Quelques commentaires

Le curé Danghin qui était un homme très en en pointe sur le plan des idées est en grande partie à l’origine de la rédaction de ce cahier. Il n’en demeure pas moins que son contenu s’inspire des cahiers-type qui circulaient à l’époque. Il en est ainsi des paragraphes qui traitent des corvées, de la milice, des fuies et garennes, de l’inégalité des impôts, des terres vagues et des communs etc.

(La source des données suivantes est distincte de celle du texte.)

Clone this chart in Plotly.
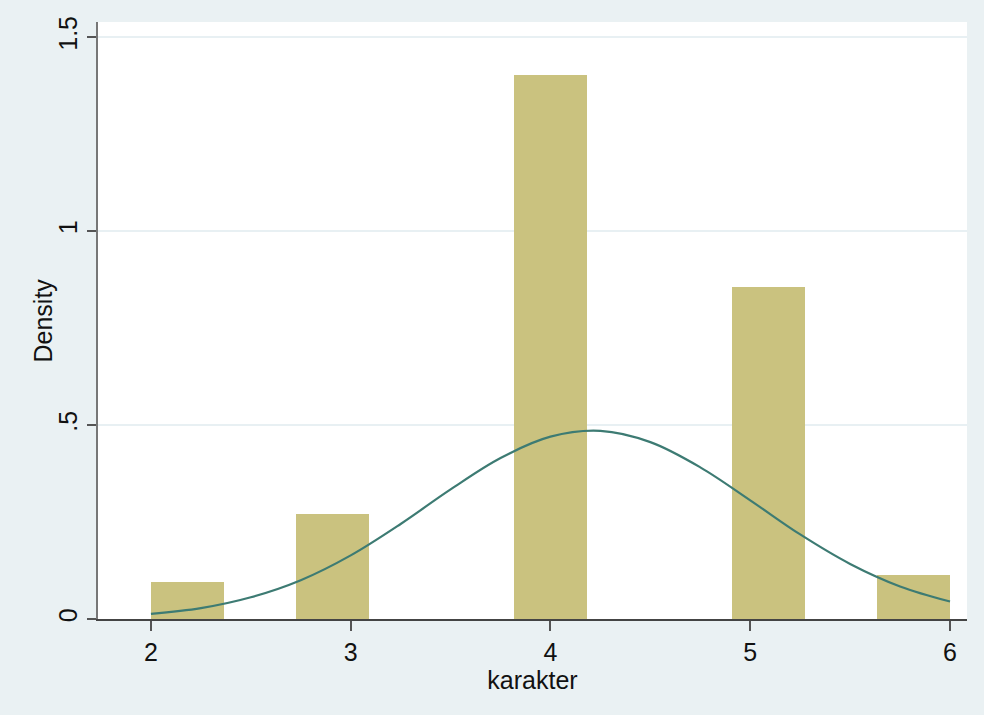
import plotly.graph_objects as go

# Histogram of karakter (11 bins from 2 to 6), density scale
bin_edges = [2.0, 2.3636, 2.7273, 3.0909, 3.4545, 3.8182, 4.1818, 4.5455, 4.9091, 5.2727, 5.6364, 6.0]
density = [0.095, 0.0, 0.270, 0.0, 0.0, 1.402, 0.0, 0.0, 0.856, 0.0, 0.113]

# Normal density overlay
curve_x = [2.0, 2.25, 2.5, 2.75, 3.0, 3.25, 3.5, 3.75, 4.0, 4.25, 4.5, 4.75, 5.0, 5.25, 5.5, 5.75, 6.0]
curve_y = [0.013, 0.028, 0.056, 0.100, 0.164, 0.245, 0.334, 0.415, 0.470, 0.485, 0.456, 0.391, 0.306, 0.218, 0.142, 0.084, 0.045]

x_ticks = [2, 3, 4, 5, 6]
y_ticks = [0, 0.5, 1, 1.5]
y_ticklabels = ["0", ".5", "1", "1.5"]

centers = [(a + b) / 2 for a, b in zip(bin_edges[:-1], bin_edges[1:])]
widths = [b - a for a, b in zip(bin_edges[:-1], bin_edges[1:])]

fig = go.Figure()
fig.add_trace(go.Bar(
    x=centers, y=density, width=widths,
    marker=dict(color="#cac27f", line=dict(width=0)),
    showlegend=False, hoverinfo="skip",
))
fig.add_trace(go.Scatter(
    x=curve_x, y=curve_y, mode="lines",
    line=dict(color="#3d7b73", width=2.2, shape="spline"),
    showlegend=False,
))

font_family = "Liberation Sans, Arial, sans-serif"
fig.update_layout(
    width=984, height=715,
    paper_bgcolor="#eaf1f3",
    plot_bgcolor="#ffffff",
    margin=dict(l=98, r=17, t=22, b=96),
    font=dict(family=font_family, size=25, color="#111111"),
    bargap=0,
    xaxis=dict(
        range=[1.735, 6.085],
        tickvals=x_ticks,
        ticks="outside", ticklen=10, tickwidth=1.5, tickcolor="#555555",
        showline=True, linecolor="#444444", linewidth=1.5,
        showgrid=False, zeroline=False,
        tickfont=dict(size=25, color="#111111"),
        title=dict(text="karakter", font=dict(size=25, color="#111111"), standoff=0),
    ),
    yaxis=dict(
        range=[0, 1.539],
        tickvals=y_ticks, ticktext=y_ticklabels,
        tickangle=-90,
        ticks="outside", ticklen=9, tickwidth=1.5, tickcolor="#555555",
        showline=True, linecolor="#777777", linewidth=1.5,
        showgrid=True, gridcolor="#e8f0f3", gridwidth=1.5,
        zeroline=False,
        tickfont=dict(size=25, color="#111111"),
    ),
    annotations=[dict(
        text="Density", textangle=-90, showarrow=False,
        xref="paper", yref="paper", x=-0.0644, y=0.5,
        xanchor="center", yanchor="middle",
        font=dict(size=25, color="#111111"),
    )],
)

fig.write_html(
    "out.html",
    config={"displayModeBar": False},
    post_script="document.body.style.margin='0';document.body.style.overflow='hidden';",
)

D’autres restent toutefois directement liés aux problèmes que vivent quotidiennement les boiséens, ainsi l’exemple du fleuve. Mais au-delà de ces considérations, ce qui est peut-être le plus frappant, c’est de constater que le peuple croit encore en la justice du roi et que ses griefs vont à l’encontre du seigneur local.
Ces cahiers montrent donc que le peuple des campagnes (St Jean n’est pas un cas isolé) n’est pas prêt pour une Révolution. Il voit seulement dans cette décision royale de faire remonter les doléances jusqu’à Versailles une opportunité de faire connaître ses malheurs et, qui sait, d’obtenir quelques modifications qui amélioreront ses conditions de vie en retirant un peu des pouvoirs au seigneur local.
Des décisions qui pourraient paraître impopulaires seront prises dans les années qui vont suivre sans soulever de véritable colère. Il faudra attendre mars 1793 et la levée de 300 000 hommes pour que la région se soulève. Mais St Jean ce jour-là aura choisi son camp et ne participera pas au soulèvement.